As we all now know, the tables turned following the 2016 Presidential election and, in moves that should bring delight to employers across the country, the Trump Administration has responded in kind. In addition to the DOL’s most recent proposal, the NLRB formally proposed a rule in September of 2018 that would reinstate the pre-Browning-Ferris standard, which included a “direct and immediate” control factor in the joint employer analysis. The DOL has already withdrawn its prior Obama-era Administrator Interpretations on joint employment and independent contractors.
This flurry of action, and the DOL’s most recent proposal in particular, appears to be a direct rebuke of the Obama Administration’s expansive approach to joint employment.
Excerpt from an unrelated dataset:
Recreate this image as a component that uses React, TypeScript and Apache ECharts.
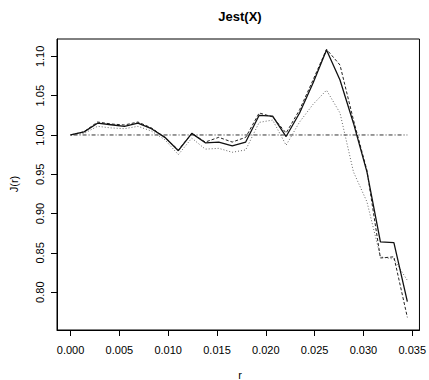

Indeed, the DOL’s most recent proposal expressly indicates that certain business arrangements, such as franchising, permitting an employer to operate a facility on premises, and requiring vendors to institute anti-sexual harassment policies, do not make a finding of joint-employer status more or less likely.
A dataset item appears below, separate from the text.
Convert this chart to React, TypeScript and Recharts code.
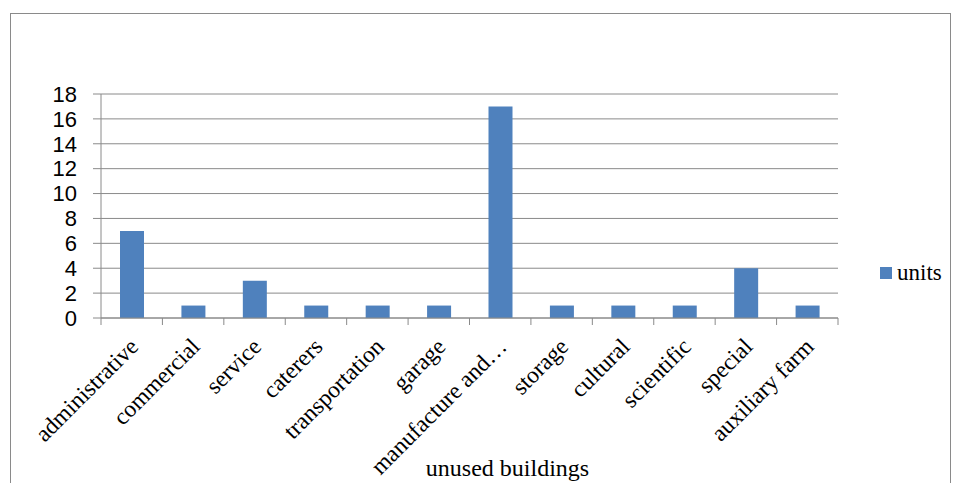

Regardless of their political views, businesses would be wise to remember that unless and until Congress provides clear guidance, this game of tug-of-war will be perpetual and the scope of joint employment will be left to the mercy of the current administration. States also play a key role in defining what workers are considered “employees” for the purposes of mandatory state payroll deductions and anti-discrimination laws. It is therefore imperative for businesses to frequently evaluate their practices with respect to temporary workers, consultants, and independent contractors.